YANGON—Myanmar’s Union Parliament on Tuesday approved a proposal to seek US$700 million (about 982 billion kyats) in loans from the International Monetary Fund (IMF) to plug budget deficits resulting from increased spending on economic recovery, social security and health sector improvements due to the COVID-19 pandemic.
Myanmar expects budget deficits to widen this fiscal year (FY2019-20) and next due to the extra spending needed to mitigate the impact of COVID-19 on the economy.
U Maung Maung Win, deputy Union minister for planning, finance and industry, said the government needs to increase stimulus spending to revive the economy, as well as spending to upgrade the health sector and provide cash and food for low-income households and others, even as its income declines due to a relaxation of commercial taxes and license fees, and declines in foreign direct investment (FDI), export earnings (including from natural gas), remittances and income from the tourism sector due to COVID-19.
Myanmar has recorded budget deficits for the past five fiscal periods, posting shortfalls of 3,237.082 billion kyats in FY2015-16; 2,295.551 billion kyats in 2016-17; 2,704.619 billion kyats in 2017-18; 1,563.268 billion kyats in 2018 (April-September 2018 was a transitional fiscal year); and 2,955.740 billion kyats in 2018-19.
U Maung Maung Win said the ministry’s initial planning called for a deficit of 6,555 billion kyats for the current fiscal year. However, that figure was expected to grow by 2-3,000 billion kyats as the country’s GDP growth is now expected to decline significantly in the upcoming fiscal year.
The Planning, Finance and Industry Ministry is currently working out the additional spending with the other ministries. The actual budget deficit will have to be finalized at the end of the current fiscal year in September, according to the ministry.
The minister said the government would need several hundred billion kyats for the economic relief plan, the details of which are currently being worked out between government departments.
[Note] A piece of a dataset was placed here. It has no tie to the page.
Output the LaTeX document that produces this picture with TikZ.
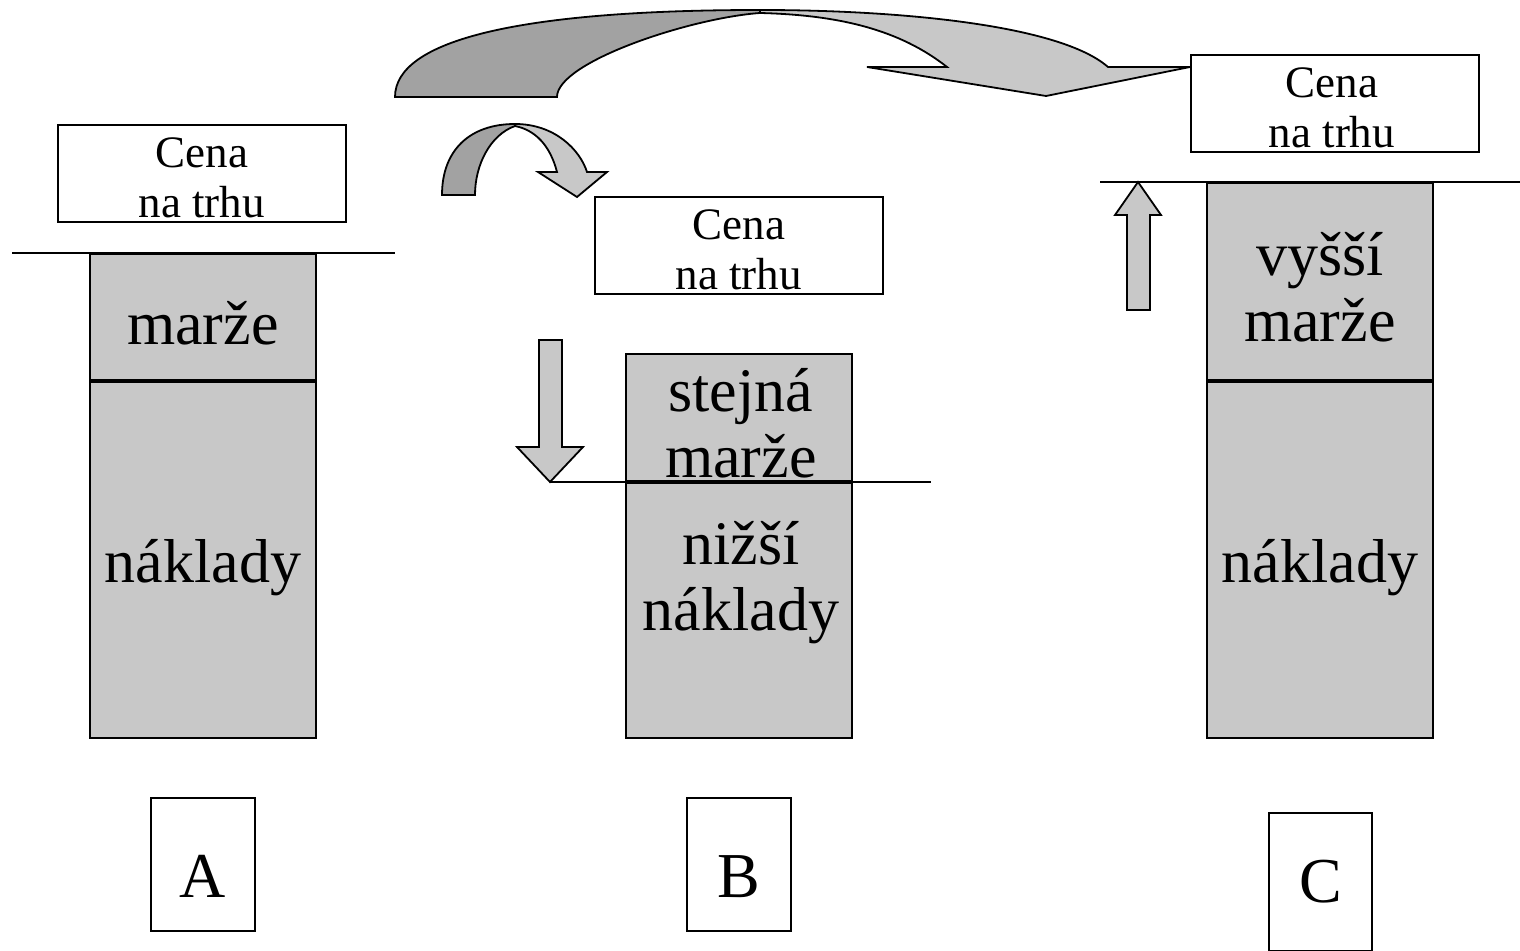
\documentclass[tikz,border=0pt]{standalone}
\usepackage{fontspec}
\setmainfont{Liberation Serif}
\usetikzlibrary{positioning}

\definecolor{boxgray}{RGB}{200,200,200}
\definecolor{backgray}{RGB}{162,162,162}

\begin{document}
\begin{tikzpicture}[x=0.5pt, y=-0.5pt,
    bar/.style = {draw, fill=boxgray, line width=0.9pt, inner sep=0pt,
                  anchor=north west, minimum width=113pt},
    price/.style = {draw, fill=white, line width=0.9pt, inner sep=0pt,
                    anchor=north west, minimum width=144pt, minimum height=48.5pt},
    letterbox/.style = {draw, line width=0.9pt, inner sep=0pt, anchor=north west,
                        minimum width=52pt, font=\fontsize{32}{36}\selectfont},
    big/.style = {align=center, font=\fontsize{31}{33}\selectfont},
    small/.style = {align=center, font=\fontsize{22.5}{25}\selectfont},
    block arrow/.style = {draw, fill=boxgray, line width=0.9pt, line join=miter},
    back arrow/.style = {draw, fill=backgray, line width=0.9pt, line join=miter}]

  \useasboundingbox (0,0) rectangle (1520,951);

  % A
  \node[price] (pA) at (57,124) {};
  \node[small] (pAt) at ([yshift=-2pt]pA.center) {Cena\\na trhu};
  \node[bar, minimum height=63pt] (mA) at (89,253) {};
  \node[big] (mAt) at ([yshift=-3pt]mA.center) {marže};
  \node[bar, minimum height=178pt] (cA) at (89,381) {};
  \node[big] (cAt) at ([yshift=-4pt]cA.center) {náklady};
  \node[letterbox, minimum height=66.5pt, text height=33pt, text depth=0pt] (lA) at (150,797) {A};
  \draw[line width=0.9pt] (12,253) -- (395,253);

  % B
  \node[price] (pB) at (594,196) {};
  \node[small] (pBt) at ([yshift=-2pt]pB.center) {Cena\\na trhu};
  \node[bar, minimum height=63.5pt] (mB) at (625,353) {};
  \node[big] (mBt) at ([xshift=1pt, yshift=-2.75pt]mB.center) {stejná\\marže};
  \node[bar, minimum height=127.5pt] (cB) at (625,482) {};
  \node[big] (cBt) at ([xshift=1pt, yshift=13.75pt]cB.center) {nižší\\náklady};
  \node[letterbox, minimum height=66.5pt, text height=33pt, text depth=0pt] (lB) at (686,797) {B};
  \coordinate (tipB) at (550,482);
  \draw[line width=0.9pt] (tipB) -- (931,482);
  \draw[block arrow] (539,340) -- (562,340) -- (562,447) -- (583,447) -- (tipB)
    -- (517,447) -- (539,447) -- cycle;

  % C
  \node[price] (pC) at (1190,54) {};
  \node[small] (pCt) at ([xshift=-1.5pt, yshift=-2pt]pC.center) {Cena\\na trhu};
  \node[bar, minimum height=98.5pt] (mC) at (1206,182) {};
  \node[big] (mCt) at ([yshift=-2.75pt]mC.center) {vyšší\\marže};
  \node[bar, minimum height=178pt] (cC) at (1206,381) {};
  \node[big] (cCt) at ([yshift=-4pt]cC.center) {náklady};
  \node[letterbox, minimum width=51.5pt, minimum height=69pt] (lC) at (1268,812) {C};
  \coordinate (tipC) at (1138,182);
  \draw[line width=0.9pt] (1100,182) -- (1520,182);
  \draw[block arrow] (1127,310) -- (1150,310) -- (1150,215) -- (1161,215) -- (tipC)
    -- (1115,215) -- (1127,215) -- cycle;

  % curved arrows
  \draw[back arrow] (395,97) .. controls (395,40) and (520,10) .. (760,10)
    -- (760,13) .. controls (690,18) and (557,62) .. (557,97) -- cycle;
  \draw[block arrow] (760,10) .. controls (900,10) and (1060,25) .. (1108,67)
    -- (1190,67) -- (1046,96) -- (867,67) -- (947,67)
    .. controls (900,30) and (840,15) .. (760,13) -- cycle;

  \draw[back arrow] (442,195) .. controls (442,150) and (470,124) .. (515,124)
    -- (515,126) .. controls (490,135) and (475,165) .. (475,195) -- cycle;
  \draw[block arrow] (515,124) .. controls (555,124) and (580,150) .. (587,172)
    -- (607,172) -- (577,197) -- (538,172) -- (557,172)
    .. controls (550,145) and (535,130) .. (515,126) -- cycle;
\end{tikzpicture}
\end{document}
“We are prepared for stimulus spending [to ease the impact of COVID-19] of up to 5 percent of GDP,” U Maung Maung Win said.
Launched in late April, the government’s COVID-19 Economic Relief Plan (CERP) seeks to mitigate the economic impact of the global pandemic by implementing new measures and response plans ranging from monetary reforms and increased government spending to steps to strengthen the county’s health-care system.
Among steps aimed at easing the impact on private sector firms, the government set up a 100-billion-kyat COVID-19 fund for local businesses, particularly small and medium-sized enterprises, and the CMP (garment and manufacturing), and hotel-and-tourism sectors, offering loans at a 1-percent interest rate. In line with the CERP, the fund size will increase to 200-500 billion kyats, depending on the market response, by the end of 2020. Under the plan, the government will also establish a separate 100-billion-kyat fund by the end of 2020 for designated commercial banks to promote financing of trade in all types of products.
As part of the CERP, the government has already eased deadlines for tax payments and introduced tax exemptions for Myanmar-owned businesses. It has also announced that businesses will be exempt from paying the 2-percent advance income tax on exports until the end of the current fiscal year on Sept. 30.
The IMF loans will be provided under its Rapid Credit Facility (RCF) and Rapid Financing Instrument (RFI) program, which offers rapid and low-access financial assistance to member countries facing an urgent balance of payments need, without the need to have a full-fledged program in place.
U Maung Maung Win said that currently, the Myanmar government is drawing up a Letter of Intent (LOI) for the loans. The loan proposal will be submitted to the IMF board at the end of June.
The Union Parliament approved borrowing of US$50 million from the World Bank last week to upgrade hospitals and the capacity of health workers across the country to battle COVID-19.
Parliament is also debating whether to access a US$200-million loan program from the World Bank’s International Development Association (IDA) for food and agriculture development, 30 billion yen from the Japan International Cooperation Agency (JICA) for economic policy development to ease the impact of COVID-19, and US$60 million from the Asian Development Bank to assist small and medium-sized enterprises.
In early May, Deputy Minister of Planning, Finance and Industry U Set Aung said Myanmar would receive around US$2 billion from international development organizations to implement the CERP.